The importance of threat mapping

Threat mapping involves visually representing the geographical overlap of wild species and the human-driven pressures that threaten their survival. This method allows conservationists to pinpoint where interventions are most needed.

Despite its potential, there has been a lack of systematic analysis to determine whether research efforts align with conservation needs.


Key findings: drivers and gaps in research effort

Our analysis identified substantial mismatches between research effort and threat abatement potential. Tropical regions in the Americas, Asia, and Madagascar, particularly in relation to agriculture and biological resource use, are notably under-researched relative to their high threat abatement potential. Conversely, threats such as linear infrastructure in various regions and biological resource use in sub-Saharan Africa receive disproportionately high research effort.

We utilised a negative binomial generalized linear model to assess the drivers of research effort in threat mapping. The model considered several factors, including threat abatement potential (the potential reduction in species extinction risk from addressing threats), species richness, land area, and human pressure. The findings revealed that while threat abatement potential did influence research effort, species richness and land area had a greater effect.



A series of maps showing environmental threats compared to their Relative Research Effort (RRE)


Factors behind the mismatches

Several methodological and sociopolitical factors contribute to the observed mismatches. For instance, the relative ease of studying linear infrastructure, due to its observability and accessibility, may drive the higher research effort in this area. In contrast, the elusive nature of biological resource use, which lacks a permanent observable footprint, makes it harder to study and map.

An intriguing exception to this is biological resource use sub-Saharan Africa, for which a bias towards higher research effort was found. This could be influenced by a stereotyped view of the region's conservation challenges. The international perspective often emphasises trophy or wild-meat hunting, while overlooking other significant threats. Furthermore, research in Africa tends to be conducted at a multinational scale, which can inflate the number of studies without necessarily addressing the most pressing threats in specific countries.

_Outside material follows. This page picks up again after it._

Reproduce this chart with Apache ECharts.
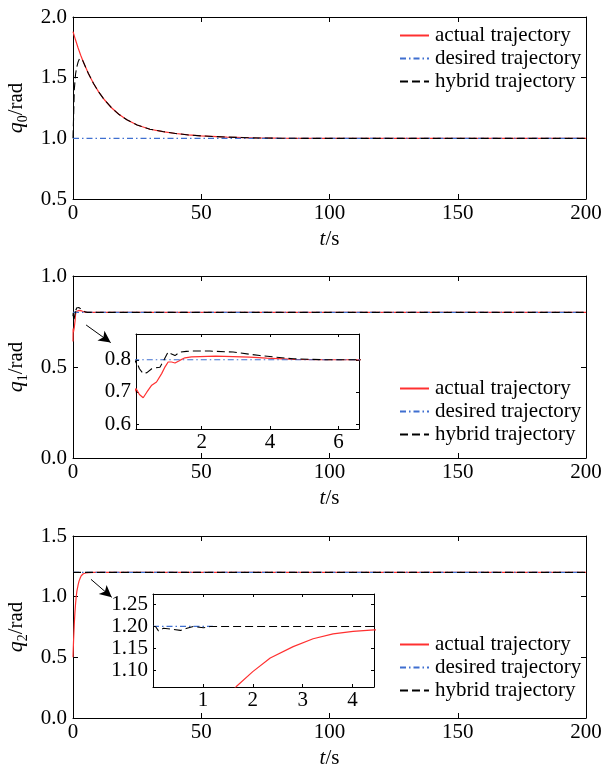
<!DOCTYPE html>
<html><head><meta charset="utf-8">
<script src="https://cdn.jsdelivr.net/npm/echarts@6/dist/echarts.min.js"></script>
<style>html,body{margin:0;padding:0;background:#fff}#c{width:601px;height:769px}</style>
</head><body><div id="c"></div>
<script>
// ---------- data ----------
const q0ActT   = [0, 1, 2, 3, 4, 6, 8, 10, 12, 15, 18, 21, 25, 30, 35, 40, 45, 50, 60, 70, 80, 90, 100, 150, 200];
const q0Actual = [1.880, 1.810, 1.745, 1.685, 1.631, 1.534, 1.452, 1.383, 1.324, 1.252, 1.196, 1.153, 1.110, 1.075, 1.056, 1.040, 1.028, 1.020, 1.010, 1.004, 1.001, 1.000, 1.000, 1.000, 1.000];
const q0HybT   = [0, 0.2, 0.5, 1.0, 1.5, 2.0, 2.5, 3.0, 3.5, 4, 6, 8, 10, 12, 15, 18, 21, 25, 30, 35, 40, 45, 50, 60, 70, 80, 90, 100, 150, 200];
const q0Hybrid = [1.000, 1.150, 1.400, 1.530, 1.590, 1.630, 1.655, 1.665, 1.655, 1.631, 1.534, 1.452, 1.383, 1.324, 1.252, 1.196, 1.153, 1.110, 1.075, 1.056, 1.040, 1.028, 1.020, 1.010, 1.004, 1.001, 1.000, 1.000, 1.000, 1.000];
const q0DesT   = [0, 200];
const q0Desired= [1.0, 1.0];

const q1ActT   = [0, 0.04, 0.08, 0.18, 0.29, 0.40, 0.54, 0.68, 0.83, 0.93, 1.02, 1.12, 1.22, 1.36, 1.51, 1.70, 1.95, 2.4, 2.92, 3.4, 3.9, 4.7, 5.6, 6.6, 10, 200];
const q1Actual = [0.640, 0.700, 0.711, 0.692, 0.682, 0.700, 0.721, 0.731, 0.757, 0.778, 0.793, 0.793, 0.790, 0.798, 0.806, 0.809, 0.810, 0.811, 0.810, 0.808, 0.805, 0.801, 0.800, 0.800, 0.800, 0.800];
const q1HybT   = [0, 0.08, 0.18, 0.29, 0.40, 0.54, 0.66, 0.78, 0.90, 1.02, 1.12, 1.22, 1.36, 1.55, 1.75, 2.24, 2.92, 3.7, 4.68, 5.65, 6.6, 10, 200];
const q1Hybrid = [0.780, 0.798, 0.772, 0.757, 0.760, 0.772, 0.775, 0.777, 0.800, 0.824, 0.818, 0.813, 0.824, 0.826, 0.827, 0.827, 0.824, 0.813, 0.803, 0.800, 0.800, 0.800, 0.800];
const q1DesT   = [0, 200];
const q1Desired= [0.8, 0.8];

const q2ActT   = [0, 0.1, 0.25, 0.5, 0.75, 1.0, 1.25, 1.5, 1.67, 2.0, 2.35, 2.81, 3.21, 3.61, 4.01, 4.43, 5, 6, 8, 200];
const q2Actual = [0.500, 0.567, 0.655, 0.775, 0.869, 0.942, 0.999, 1.044, 1.063, 1.097, 1.128, 1.154, 1.172, 1.183, 1.189, 1.192, 1.195, 1.198, 1.200, 1.200];
const q2HybT   = [0, 0.05, 0.11, 0.21, 0.35, 0.55, 0.68, 0.81, 1.01, 1.15, 200];
const q2Hybrid = [1.200, 1.200, 1.190, 1.196, 1.194, 1.191, 1.196, 1.200, 1.197, 1.200, 1.200];
const q2DesT   = [0, 200];
const q2Desired= [1.2, 1.2];
const q2DesInsetT = [0, 1.2];
const q2DesInset  = [1.2, 1.2];

const mainXTicks   = [0, 50, 100, 150, 200];
const q0YTicks     = [0.5, 1.0, 1.5, 2.0];
const q1YTicks     = [0.0, 0.5, 1.0];
const q2YTicks     = [0.0, 0.5, 1.0, 1.5];
const in1XTicks    = [2, 4, 6];
const in1YTicks    = [0.6, 0.7, 0.8];
const in2XTicks    = [1, 2, 3, 4];
const in2YTicks    = [1.10, 1.15, 1.20, 1.25];

const seriesNames = ['actual trajectory', 'desired trajectory', 'hybrid trajectory'];

// ---------- styling ----------
const FONT = 'Liberation Serif';
const FS = 21;
const RED = '#ff3030', BLUE = '#3f6fd0', BLACK = '#000';
const gridBase = {outerBoundsMode: 'none', containLabel: false};
const grids = [
  Object.assign({left: 73, top: 17, width: 513, height: 182}, gridBase),
  Object.assign({left: 73, top: 276, width: 513, height: 182}, gridBase),
  Object.assign({left: 73, top: 536, width: 513, height: 182}, gridBase),
  Object.assign({left: 136, top: 334, width: 223, height: 95, show: true, backgroundColor: '#fff', borderWidth: 0, z: 5}, gridBase),
  Object.assign({left: 153, top: 594, width: 221, height: 93, show: true, backgroundColor: '#fff', borderWidth: 0, z: 5}, gridBase)
];

const zip = (t, v) => t.map((x, i) => [x, v[i]]);
const xAxes = [], yAxes = [];

function addAxes(gi, xc, yc) {
  const base = (c, pos, labels) => ({
    type: 'value', gridIndex: gi, position: pos,
    min: c.min, max: c.max,
    axisLine: {show: true, onZero: false, lineStyle: {color: '#000', width: 1}},
    axisTick: {show: true, inside: true, length: c.tick, lineStyle: {color: '#000', width: 1}, customValues: c.ticks},
    axisLabel: {show: labels, customValues: c.ticks, formatter: v => (+v).toFixed(c.dec),
      fontFamily: FONT, fontSize: FS, color: '#000', margin: c.margin},
    splitLine: {show: false},
    z: gi >= 3 ? 6 : 2
  });
  const xa = base(xc, 'bottom', true);
  if (xc.name) {
    xa.name = xc.name; xa.nameLocation = 'middle'; xa.nameGap = xc.nameGap;
    xa.nameTextStyle = {fontFamily: FONT, fontSize: FS, color: '#000',
      rich: {i: {fontStyle: 'italic', fontFamily: FONT, fontSize: FS, color: '#000'},
             n: {fontFamily: FONT, fontSize: FS, color: '#000'}}};
  }
  const ya = base(yc, 'left', true);
  if (yc.name) {
    ya.name = yc.name; ya.nameLocation = 'middle'; ya.nameGap = yc.nameGap; ya.nameRotate = 90;
    ya.nameTextStyle = {fontFamily: FONT, fontSize: FS, color: '#000',
      rich: {i: {fontStyle: 'italic', fontFamily: FONT, fontSize: 22, color: '#000', lineHeight: 22, verticalAlign: 'top'},
             s: {fontFamily: FONT, fontSize: 14, color: '#000', lineHeight: 15, padding: [11, 0, 0, 0], verticalAlign: 'top'},
             n: {fontFamily: FONT, fontSize: FS, color: '#000', lineHeight: 22, verticalAlign: 'top', padding: [1, 0, 0, 0]}}};
  }
  xAxes.push(xa); yAxes.push(ya);
  const xi = xAxes.length - 1, yi = yAxes.length - 1;
  xAxes.push(base(xc, 'top', false));
  yAxes.push(base(yc, 'right', false));
  return [xi, yi];
}

const mainX = (name) => ({min: 0, max: 200, ticks: mainXTicks, dec: 0, tick: 5, margin: 4, name: name, nameGap: 30});
const ax0 = addAxes(0, mainX('{i|t}{n|/s}'), {min: 0.5, max: 2.0, ticks: q0YTicks, dec: 1, tick: 5, margin: 6, name: '{i|q}{s|0}{n|/rad}', nameGap: 41});
const ax1 = addAxes(1, mainX('{i|t}{n|/s}'), {min: 0, max: 1.0, ticks: q1YTicks, dec: 1, tick: 5, margin: 6, name: '{i|q}{s|1}{n|/rad}', nameGap: 41});
const ax2 = addAxes(2, mainX('{i|t}{n|/s}'), {min: 0, max: 1.5, ticks: q2YTicks, dec: 1, tick: 5, margin: 6, name: '{i|q}{s|2}{n|/rad}', nameGap: 41});
const ax3 = addAxes(3, {min: 0.08, max: 6.6, ticks: in1XTicks, dec: 0, tick: 3, margin: 3}, {min: 0.585, max: 0.88, ticks: in1YTicks, dec: 1, tick: 3, margin: 5});
const ax4 = addAxes(4, {min: 0, max: 4.43, ticks: in2XTicks, dec: 0, tick: 3, margin: 3}, {min: 1.062, max: 1.274, ticks: in2YTicks, dec: 2, tick: 3, margin: 5});

const sActual  = (ax, d) => ({type: 'line', name: seriesNames[0], xAxisIndex: ax[0], yAxisIndex: ax[1], data: d, showSymbol: false, symbol: 'none', clip: true, z: 2,
  lineStyle: {color: RED, width: 1.2, type: 'solid'}, itemStyle: {color: RED}});
const sDesired = (ax, d, extra) => Object.assign({type: 'line', name: seriesNames[1], xAxisIndex: ax[0], yAxisIndex: ax[1], data: d, showSymbol: false, symbol: 'none', clip: true, z: 3,
  lineStyle: {color: BLUE, width: 1.2, type: [6, 3, 1.5, 3]}, itemStyle: {color: BLUE}}, extra || {});
const sHybrid  = (ax, d) => ({type: 'line', name: seriesNames[2], xAxisIndex: ax[0], yAxisIndex: ax[1], data: d, showSymbol: false, symbol: 'none', clip: true, z: 4,
  lineStyle: {color: BLACK, width: 1.1, type: [8, 4]}, itemStyle: {color: BLACK}});

const arrow = (p0, p1) => ({markLine: {silent: true, symbol: ['none', 'arrow'], symbolSize: [9, 12], label: {show: false},
  lineStyle: {color: '#000', width: 1, type: 'solid'}, emphasis: {disabled: true},
  data: [[{coord: p0}, {coord: p1}]]}});
// arrow anchors (data coordinates of the main panels)
const arrow1 = [[5.1, 0.731], [14.7, 0.634]];
const arrow2 = [[7.0, 1.143], [15.1, 0.995]];

const series = [
  sActual(ax0, zip(q0ActT, q0Actual)), sDesired(ax0, zip(q0DesT, q0Desired)), sHybrid(ax0, zip(q0HybT, q0Hybrid)),
  sActual(ax1, zip(q1ActT, q1Actual)), sDesired(ax1, zip(q1DesT, q1Desired), arrow(arrow1[0], arrow1[1])), sHybrid(ax1, zip(q1HybT, q1Hybrid)),
  sActual(ax2, zip(q2ActT, q2Actual)), sDesired(ax2, zip(q2DesT, q2Desired), arrow(arrow2[0], arrow2[1])), sHybrid(ax2, zip(q2HybT, q2Hybrid)),
  Object.assign(sActual(ax3, zip(q1ActT, q1Actual)), {z: 7}), Object.assign(sDesired(ax3, zip(q1DesT, q1Desired)), {z: 8}), Object.assign(sHybrid(ax3, zip(q1HybT, q1Hybrid)), {z: 9}),
  Object.assign(sActual(ax4, zip(q2ActT, q2Actual)), {z: 7}), Object.assign(sDesired(ax4, zip(q2DesInsetT, q2DesInset)), {z: 8}), Object.assign(sHybrid(ax4, zip(q2HybT, q2Hybrid)), {z: 9})
];

const mkLegend = (top) => ({
  show: true, orient: 'vertical', left: 399, top: top, padding: 0, itemGap: 2,
  itemWidth: 29, itemHeight: 14, selectedMode: false, data: seriesNames,
  itemStyle: {opacity: 0},
  textStyle: {fontFamily: FONT, fontSize: FS, color: '#000', lineHeight: 21, padding: [0, 0, 0, 1]}
});

const chart = echarts.init(document.getElementById('c'), null, {renderer: 'canvas'});
chart.setOption({
  animation: false,
  backgroundColor: '#fff',
  grid: grids,
  xAxis: xAxes,
  yAxis: yAxes,
  legend: [mkLegend(25), mkLegend(378), mkLegend(634)],
  series: series
});
</script>
</body></html>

Implications for conservation research

Our study underscores the need for a more strategic approach to threat mapping. By aligning research efforts with areas and threats that have the highest potential for reducing species extinction risk, conservationists can more effectively allocate resources and drive impactful action. This alignment is crucial not only for filling existing knowledge gaps but also for ensuring that limited conservation resources are directed towards the areas they could have the greatest benefit.


Moving forward

Our study offers a data-driven framework for assessing and directing future conservation research efforts. By identifying the areas where research can have the most significant impact on reducing extinction risk, this approach supports the goals of the Kunming-Montreal Global Biodiversity Framework, which aims to halt and reverse biodiversity loss by 2030. Better and more accessible information on threats to species will inform action against Targets 1-8, which seek to reduce the direct threats to species, and reduce species extinctions.